Goeller v. United States

Decision Date20 March 2013
Docket NumberNo. 10-731T,10-731T
PartiesROBERT F. GOELLER and JEANETTE M. GOELLER, Plaintiffs, v. THE UNITED STATES, Defendant.
CourtU.S. Claims Court

Tax refund suit; Cross-motions for summary

judgment under RCFC 56; Deductibility of

"theft" loss under I.R.C. § 165(c)(3);

Definition of "theft;" Edwards; Reliance upon

state law definitions of crimes contrary to

normal rules for interpreting Federal tax

statutes; Burnet v. Harmel; Anomalous results

produced by incorporating state criminal law

into Federal taxing statute; Common law

definition of "theft" established; Questions of

facts as to allowance and amount of

deduction; Trial.

OPINION

Michael P. Marsalese, The Marsalese Law Group, PLLC, Southfield, MI, for plaintiffs.

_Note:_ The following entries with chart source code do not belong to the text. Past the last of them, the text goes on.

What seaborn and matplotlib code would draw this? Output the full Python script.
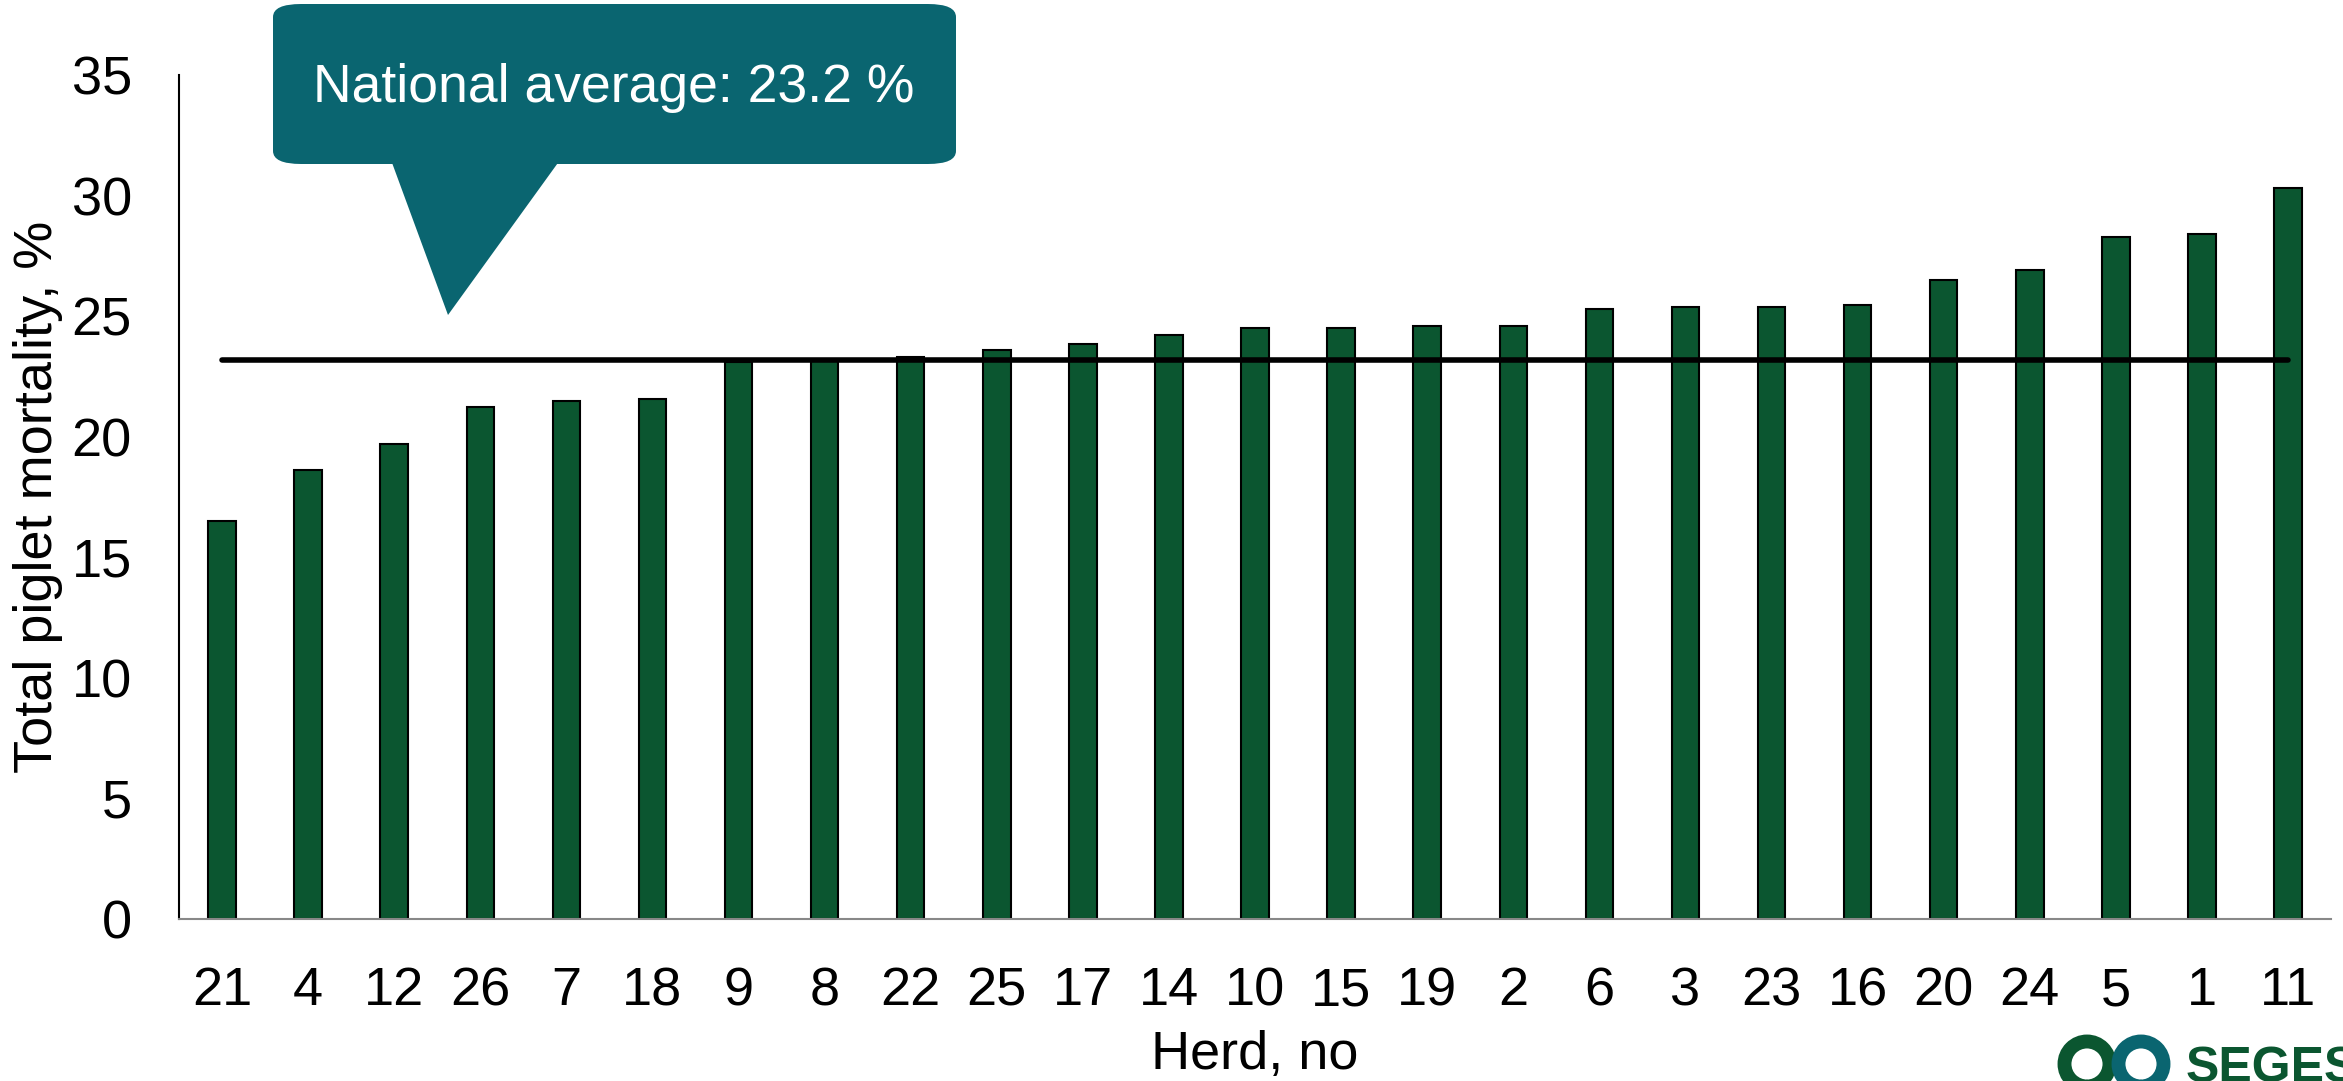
import matplotlib
matplotlib.use("Agg")
import matplotlib.pyplot as plt
from matplotlib.patches import FancyBboxPatch, Polygon, Circle
from matplotlib.transforms import IdentityTransform
import seaborn as sns
import pandas as pd

# herd numbers, sorted by mortality
herds = ["21", "4", "12", "26", "7", "18", "9", "8", "22", "25", "17", "14", "10",
         "15", "19", "2", "6", "3", "23", "16", "20", "24", "5", "1", "11"]
mortality = [16.5, 18.6, 19.7, 21.25, 21.5, 21.55, 23.1, 23.2, 23.3, 23.6, 23.85, 24.2, 24.5,
             24.5, 24.6, 24.6, 25.3, 25.4, 25.4, 25.45, 26.5, 26.9, 28.3, 28.4, 30.3]
national_avg = 23.2
yticks = [0, 5, 10, 15, 20, 25, 30, 35]

df = pd.DataFrame({"herd": herds, "mortality": mortality})

sns.set_style("white")
plt.rcParams["font.family"] = ["Liberation Sans", "DejaVu Sans"]
for k in ["text.color", "axes.labelcolor", "xtick.color", "ytick.color"]:
    plt.rcParams[k] = "black"

fig = plt.figure(figsize=(23.43, 10.81), dpi=100)
ax = fig.add_axes([0.0764, 0.1499, 0.9185, 0.7807])

sns.barplot(data=df, x="herd", y="mortality", order=herds, color="#0B5630",
            saturation=1, edgecolor="black", linewidth=1.5, width=0.32, ax=ax)

# national average line, from first to last bar
ax.plot([0, len(herds) - 1], [national_avg, national_avg], color="black",
        linewidth=4, solid_capstyle="round", zorder=5)

ax.set_ylim(0, 35)
ax.set_xlim(-0.5, len(herds) - 0.5)
ax.set_yticks(yticks)
ax.tick_params(axis="both", length=0, labelsize=39)
ax.tick_params(axis="y", pad=34)
ax.tick_params(axis="x", pad=34)
ax.set_xlabel("Herd, no", fontsize=39, labelpad=10)
ax.set_ylabel("Total piglet mortality, %", fontsize=39, labelpad=6)

for s in ["top", "right"]:
    ax.spines[s].set_visible(False)
ax.spines["left"].set_color("black")
ax.spines["left"].set_linewidth(1.5)
ax.spines["bottom"].set_color("#888888")
ax.spines["bottom"].set_linewidth(1.5)

# callout bubble
W, H = 2343, 1081
def fx(px):
    return px / W
def fy(py):
    return 1 - py / H

teal = "#0A6570"
box = FancyBboxPatch((fx(273), fy(164)), fx(956) - fx(273), fy(4) - fy(164),
                     boxstyle="round,pad=0,rounding_size=0.012",
                     transform=fig.transFigure, facecolor=teal, edgecolor="none")
fig.patches.append(box)
tail = Polygon([(fx(391), fy(160)), (fx(560), fy(160)), (fx(448), fy(315))],
               closed=True, transform=fig.transFigure, facecolor=teal, edgecolor="none")
fig.patches.append(tail)
fig.text(fx(614), fy(88), "National average: 23.2 %", color="white", fontsize=38.5,
         ha="center", va="center")

# logo (partially cut at the bottom edge), drawn in pixel space
green = "#0B5630"
for cx, col in [(2087, green), (2141, teal)]:
    ring = Circle((cx, H - 1064), 22.5, transform=IdentityTransform(),
                  facecolor="none", edgecolor=col, linewidth=10)
    fig.patches.append(ring)
fig.text(fx(2186), fy(1046), "SEGES", color=green, fontsize=36, fontweight="bold",
         ha="left", va="top")

fig.savefig("out.png", dpi=100)
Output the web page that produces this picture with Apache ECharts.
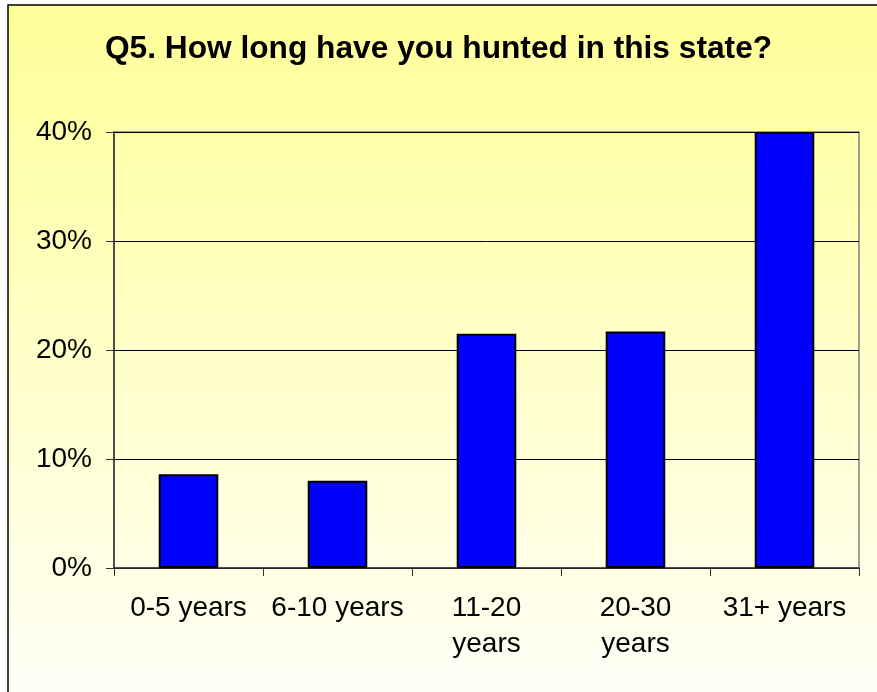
<!DOCTYPE html>
<html>
<head>
<meta charset="utf-8">
<script src="https://cdn.jsdelivr.net/npm/echarts@6/dist/echarts.min.js"></script>
<style>
  html, body { margin: 0; padding: 0; background: #fff; }
  #chart { width: 877px; height: 692px; }
</style>
</head>
<body>
<div id="chart"></div>
<script>
const categories = ['0-5 years', '6-10 years', '11-20\nyears', '20-30\nyears', '31+ years']
const shares = [8.6, 8.0, 21.5, 21.7, 40.0]
const yTicks = [0, 10, 20, 30, 40]

const font = '"Liberation Sans", Arial, sans-serif'
let myChart = echarts.init(document.getElementById('chart'))
myChart.setOption({
    backgroundColor: '#ffffff',
    title: {
        text: 'Q5. How long have you hunted in this state?',
        left: 'center',
        top: 28,
        textStyle: { fontFamily: font, fontSize: 31.7, fontWeight: 'bold', color: '#000' }
    },
    graphic: [
        {
            // chart area frame, runs off the right and bottom edges
            type: 'rect',
            z: -10,
            shape: { x: 8, y: 5, width: 880, height: 700 },
            style: {
                fill: {
                    type: 'linear', x: 0, y: 0, x2: 0, y2: 1,
                    colorStops: [
                        { offset: 0, color: '#ffff99' },
                        { offset: 1, color: '#fffff8' }
                    ]
                },
                stroke: '#000',
                lineWidth: 1.5
            }
        }
    ],
    grid: {
        left: 114, right: 18, top: 132, bottom: 124,
        show: true, borderColor: '#808080', borderWidth: 1.5,
        backgroundColor: 'transparent'
    },
    xAxis: {
        type: 'category',
        data: categories,
        axisLine: { lineStyle: { color: '#333', width: 1.5 } },
        axisTick: { show: true, length: 8, lineStyle: { color: '#333' } },
        axisLabel: { interval: 0, fontFamily: font, fontSize: 28, color: '#000', margin: 22, lineHeight: 36 }
    },
    yAxis: {
        type: 'value',
        min: yTicks[0],
        max: yTicks[yTicks.length - 1],
        interval: 10,
        axisLine: { show: true, lineStyle: { color: '#333', width: 1.5 } },
        axisTick: { show: true, length: 8, lineStyle: { color: '#333' } },
        splitLine: { lineStyle: { color: '#000', width: 1 } },
        axisLabel: { fontFamily: font, fontSize: 28, color: '#000', margin: 22, formatter: '{value}%' }
    },
    series: [
        {
            type: 'bar',
            data: shares,
            barWidth: '40%',
            itemStyle: { color: '#0000ff', borderColor: '#000', borderWidth: 2 }
        }
    ]
})
</script>
</body>
</html>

Gregory S. Knapp, Tax Division, United States Depart of Justice, with whom was Assistant Attorney General Kathryn Keneally, for defendant.

ALLEGRA, Judge:

In this tax refund suit, plaintiffs, Robert F. Goeller and Jeanette M. Goeller (the Goellers), claim a deduction under section 165(c)(3) of the Code1 for their 2004 taxable year. They assert that officials of Complete Property Resources (CPR), a real estate business, misappropriated funds that they had invested in that firm, thereby causing a "theft" loss. Based on this alleged loss, plaintiffs also seek refunds for 2001, 2002, and 2003, due to loss carrybacks under section 172 of the Code.

I.

CPR was the trade name for several Columbus, Ohio-based companies engaged in the business of buying and selling residential real estate from 1992 through at least 2004. CPR was financed by private investment; it issued promissory notes to private lenders that were secured by mortgages on CPR properties. CPR also offered "tandem investments," whereby an investor "purchased" a CPR property by making a capital contribution to CPR of 20 percent of the purchase price and taking out a loan for the remainder. CPR then paid the investor interest on both the loan and the capital contribution. In the course of its business, CPR regularly sold the property that secured a given promissory note, obtaining, for that purpose, a release from the affected investors. CPR sometimes obtained multiple mortgages on a single property; in some cases, investors, including plaintiffs, agreed to have a promissory note secured by a future, not yet acquired, CPR property. As a result of these practices, the CPR property associated with any given promissory note intermittently changed, as was reflected on financial statements sent to investors.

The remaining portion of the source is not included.